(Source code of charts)

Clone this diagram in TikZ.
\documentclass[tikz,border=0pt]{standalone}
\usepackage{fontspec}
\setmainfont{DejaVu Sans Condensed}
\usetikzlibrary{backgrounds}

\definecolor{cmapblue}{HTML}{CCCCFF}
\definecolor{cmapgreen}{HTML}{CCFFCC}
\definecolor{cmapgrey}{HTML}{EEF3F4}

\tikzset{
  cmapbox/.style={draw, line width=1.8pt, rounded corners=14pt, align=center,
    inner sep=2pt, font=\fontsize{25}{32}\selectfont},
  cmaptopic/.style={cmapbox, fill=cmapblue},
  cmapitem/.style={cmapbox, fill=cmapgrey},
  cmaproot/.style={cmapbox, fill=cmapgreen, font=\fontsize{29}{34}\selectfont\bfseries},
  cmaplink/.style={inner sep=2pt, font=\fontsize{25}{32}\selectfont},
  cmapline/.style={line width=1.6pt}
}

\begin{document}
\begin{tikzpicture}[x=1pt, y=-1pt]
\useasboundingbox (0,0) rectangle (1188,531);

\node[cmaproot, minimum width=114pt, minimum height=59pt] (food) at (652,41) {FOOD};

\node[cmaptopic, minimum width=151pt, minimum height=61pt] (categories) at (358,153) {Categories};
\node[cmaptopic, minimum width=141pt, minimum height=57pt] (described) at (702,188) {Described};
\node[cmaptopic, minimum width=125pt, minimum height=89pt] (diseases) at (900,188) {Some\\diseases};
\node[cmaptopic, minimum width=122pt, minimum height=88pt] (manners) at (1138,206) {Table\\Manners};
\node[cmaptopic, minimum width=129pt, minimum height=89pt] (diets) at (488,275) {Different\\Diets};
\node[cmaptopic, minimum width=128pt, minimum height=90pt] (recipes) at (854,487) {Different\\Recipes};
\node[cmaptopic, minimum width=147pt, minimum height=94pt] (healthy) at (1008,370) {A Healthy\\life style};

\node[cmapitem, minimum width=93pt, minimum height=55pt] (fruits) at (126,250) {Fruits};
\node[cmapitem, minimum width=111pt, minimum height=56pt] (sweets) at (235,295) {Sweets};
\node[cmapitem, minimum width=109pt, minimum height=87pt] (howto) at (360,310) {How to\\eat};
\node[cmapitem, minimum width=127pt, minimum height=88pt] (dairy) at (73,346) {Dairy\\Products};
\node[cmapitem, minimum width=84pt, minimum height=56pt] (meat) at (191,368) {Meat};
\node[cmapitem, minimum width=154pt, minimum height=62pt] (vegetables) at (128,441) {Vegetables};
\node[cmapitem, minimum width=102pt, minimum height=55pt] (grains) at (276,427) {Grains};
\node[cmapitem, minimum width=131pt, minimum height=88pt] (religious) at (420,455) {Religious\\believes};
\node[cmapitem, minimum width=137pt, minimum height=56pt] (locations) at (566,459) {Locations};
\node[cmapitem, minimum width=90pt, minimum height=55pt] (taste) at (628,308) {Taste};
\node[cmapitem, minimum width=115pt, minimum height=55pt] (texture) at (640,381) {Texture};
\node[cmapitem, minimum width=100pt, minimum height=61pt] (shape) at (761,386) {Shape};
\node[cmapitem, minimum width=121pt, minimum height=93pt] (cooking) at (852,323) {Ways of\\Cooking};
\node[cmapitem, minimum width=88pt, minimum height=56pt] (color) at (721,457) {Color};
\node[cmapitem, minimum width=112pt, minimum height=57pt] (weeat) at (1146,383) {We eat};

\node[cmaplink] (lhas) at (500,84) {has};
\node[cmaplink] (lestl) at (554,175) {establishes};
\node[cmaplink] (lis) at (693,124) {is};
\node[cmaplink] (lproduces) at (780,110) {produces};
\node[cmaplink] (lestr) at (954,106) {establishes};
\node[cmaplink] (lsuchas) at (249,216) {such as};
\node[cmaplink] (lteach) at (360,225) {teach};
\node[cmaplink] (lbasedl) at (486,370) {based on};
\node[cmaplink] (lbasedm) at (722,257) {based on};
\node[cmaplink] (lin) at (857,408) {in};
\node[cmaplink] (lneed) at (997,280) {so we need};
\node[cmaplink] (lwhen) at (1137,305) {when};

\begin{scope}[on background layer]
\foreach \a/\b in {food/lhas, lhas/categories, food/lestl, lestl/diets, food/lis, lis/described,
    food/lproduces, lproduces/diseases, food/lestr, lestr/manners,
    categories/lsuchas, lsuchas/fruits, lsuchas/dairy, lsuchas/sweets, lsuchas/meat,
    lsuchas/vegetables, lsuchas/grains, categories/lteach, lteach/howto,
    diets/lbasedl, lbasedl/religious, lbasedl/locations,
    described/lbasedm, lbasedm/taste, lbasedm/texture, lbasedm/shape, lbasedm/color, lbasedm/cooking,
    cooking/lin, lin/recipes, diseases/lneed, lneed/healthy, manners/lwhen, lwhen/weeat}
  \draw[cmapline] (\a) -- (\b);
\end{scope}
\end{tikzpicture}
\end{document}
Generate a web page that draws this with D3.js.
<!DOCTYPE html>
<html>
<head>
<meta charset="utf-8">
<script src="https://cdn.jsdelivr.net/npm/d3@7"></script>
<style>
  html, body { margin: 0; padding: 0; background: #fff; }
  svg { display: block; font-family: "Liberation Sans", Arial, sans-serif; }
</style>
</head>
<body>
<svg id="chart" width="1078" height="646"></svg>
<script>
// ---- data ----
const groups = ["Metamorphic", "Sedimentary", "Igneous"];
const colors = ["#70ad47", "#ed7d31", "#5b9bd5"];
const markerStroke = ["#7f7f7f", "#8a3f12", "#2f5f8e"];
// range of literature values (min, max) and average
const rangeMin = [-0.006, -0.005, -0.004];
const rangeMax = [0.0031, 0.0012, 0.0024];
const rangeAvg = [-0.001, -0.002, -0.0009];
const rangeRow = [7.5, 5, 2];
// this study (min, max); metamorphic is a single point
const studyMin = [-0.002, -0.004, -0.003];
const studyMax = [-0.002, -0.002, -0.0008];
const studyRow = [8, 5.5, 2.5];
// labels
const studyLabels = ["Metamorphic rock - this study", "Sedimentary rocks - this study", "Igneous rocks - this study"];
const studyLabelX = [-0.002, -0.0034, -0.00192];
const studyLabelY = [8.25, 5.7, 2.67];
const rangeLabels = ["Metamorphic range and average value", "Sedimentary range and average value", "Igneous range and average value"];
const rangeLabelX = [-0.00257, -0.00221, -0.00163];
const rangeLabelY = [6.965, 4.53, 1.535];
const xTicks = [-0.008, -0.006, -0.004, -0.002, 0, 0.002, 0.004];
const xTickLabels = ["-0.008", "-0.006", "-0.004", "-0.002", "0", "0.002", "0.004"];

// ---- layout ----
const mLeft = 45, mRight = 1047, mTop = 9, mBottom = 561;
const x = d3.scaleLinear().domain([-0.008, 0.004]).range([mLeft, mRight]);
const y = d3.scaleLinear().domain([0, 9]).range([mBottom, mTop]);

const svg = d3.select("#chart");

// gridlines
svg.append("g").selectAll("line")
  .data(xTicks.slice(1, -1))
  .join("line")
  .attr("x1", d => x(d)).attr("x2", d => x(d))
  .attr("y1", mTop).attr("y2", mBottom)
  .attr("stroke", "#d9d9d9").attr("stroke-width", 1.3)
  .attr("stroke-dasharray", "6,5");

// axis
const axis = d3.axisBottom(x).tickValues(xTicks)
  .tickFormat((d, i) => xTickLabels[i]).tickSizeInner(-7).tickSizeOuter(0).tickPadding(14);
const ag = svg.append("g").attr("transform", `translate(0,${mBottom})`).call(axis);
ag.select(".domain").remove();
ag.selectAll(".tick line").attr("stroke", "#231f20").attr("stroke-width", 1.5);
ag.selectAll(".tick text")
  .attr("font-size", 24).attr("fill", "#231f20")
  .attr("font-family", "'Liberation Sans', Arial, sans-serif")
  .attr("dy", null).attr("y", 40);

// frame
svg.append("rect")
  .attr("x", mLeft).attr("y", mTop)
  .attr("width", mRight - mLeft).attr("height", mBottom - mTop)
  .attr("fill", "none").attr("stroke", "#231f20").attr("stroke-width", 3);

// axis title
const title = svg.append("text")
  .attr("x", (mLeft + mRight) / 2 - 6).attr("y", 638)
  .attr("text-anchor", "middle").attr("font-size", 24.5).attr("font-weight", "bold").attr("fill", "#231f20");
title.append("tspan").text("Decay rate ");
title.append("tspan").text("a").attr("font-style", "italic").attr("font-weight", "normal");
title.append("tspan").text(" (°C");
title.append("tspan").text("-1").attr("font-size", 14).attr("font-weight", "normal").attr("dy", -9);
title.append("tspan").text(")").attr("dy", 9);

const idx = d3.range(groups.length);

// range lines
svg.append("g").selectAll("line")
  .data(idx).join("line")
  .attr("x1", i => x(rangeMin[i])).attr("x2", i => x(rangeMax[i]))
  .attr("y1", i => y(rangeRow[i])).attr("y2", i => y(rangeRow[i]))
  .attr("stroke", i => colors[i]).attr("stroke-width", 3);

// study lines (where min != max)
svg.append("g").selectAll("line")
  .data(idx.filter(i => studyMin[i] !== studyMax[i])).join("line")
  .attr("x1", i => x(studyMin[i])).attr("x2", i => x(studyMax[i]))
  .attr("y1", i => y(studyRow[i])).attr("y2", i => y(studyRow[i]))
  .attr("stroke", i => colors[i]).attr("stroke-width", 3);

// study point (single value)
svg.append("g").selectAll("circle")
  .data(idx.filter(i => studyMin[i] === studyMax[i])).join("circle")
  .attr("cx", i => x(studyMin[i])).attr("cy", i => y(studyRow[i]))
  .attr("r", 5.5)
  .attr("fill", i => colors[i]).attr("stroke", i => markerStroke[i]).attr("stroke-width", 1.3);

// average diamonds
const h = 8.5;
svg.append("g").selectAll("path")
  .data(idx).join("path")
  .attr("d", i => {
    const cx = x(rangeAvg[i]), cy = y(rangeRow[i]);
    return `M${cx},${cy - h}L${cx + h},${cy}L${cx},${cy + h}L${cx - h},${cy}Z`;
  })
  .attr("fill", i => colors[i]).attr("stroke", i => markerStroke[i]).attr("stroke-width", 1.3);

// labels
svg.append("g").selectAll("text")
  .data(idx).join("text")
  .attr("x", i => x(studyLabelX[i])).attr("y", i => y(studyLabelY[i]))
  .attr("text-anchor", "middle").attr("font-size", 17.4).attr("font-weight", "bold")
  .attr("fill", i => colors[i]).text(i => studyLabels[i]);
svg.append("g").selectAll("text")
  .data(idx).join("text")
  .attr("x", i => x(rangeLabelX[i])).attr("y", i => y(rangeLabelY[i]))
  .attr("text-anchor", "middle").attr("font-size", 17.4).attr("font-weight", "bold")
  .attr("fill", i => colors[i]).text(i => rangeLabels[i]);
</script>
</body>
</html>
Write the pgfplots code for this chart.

▶ _TASK TO CARRY OUT_
Give again, word for word, the lines of the listing, starting at its first line and ending with the line containing "minimum width=114pt, minimum".

▶ _RESPONSE TO THIS EXERCISE_
Clone this diagram in TikZ.
\documentclass[tikz,border=0pt]{standalone}
\usepackage{fontspec}
\setmainfont{DejaVu Sans Condensed}
\usetikzlibrary{backgrounds}

\definecolor{cmapblue}{HTML}{CCCCFF}
\definecolor{cmapgreen}{HTML}{CCFFCC}
\definecolor{cmapgrey}{HTML}{EEF3F4}

\tikzset{
  cmapbox/.style={draw, line width=1.8pt, rounded corners=14pt, align=center,
    inner sep=2pt, font=\fontsize{25}{32}\selectfont},
  cmaptopic/.style={cmapbox, fill=cmapblue},
  cmapitem/.style={cmapbox, fill=cmapgrey},
  cmaproot/.style={cmapbox, fill=cmapgreen, font=\fontsize{29}{34}\selectfont\bfseries},
  cmaplink/.style={inner sep=2pt, font=\fontsize{25}{32}\selectfont},
  cmapline/.style={line width=1.6pt}
}

\begin{document}
\begin{tikzpicture}[x=1pt, y=-1pt]
\useasboundingbox (0,0) rectangle (1188,531);

\node[cmaproot, minimum width=114pt, minimum height=59pt] (food) at (652,41) {FOOD};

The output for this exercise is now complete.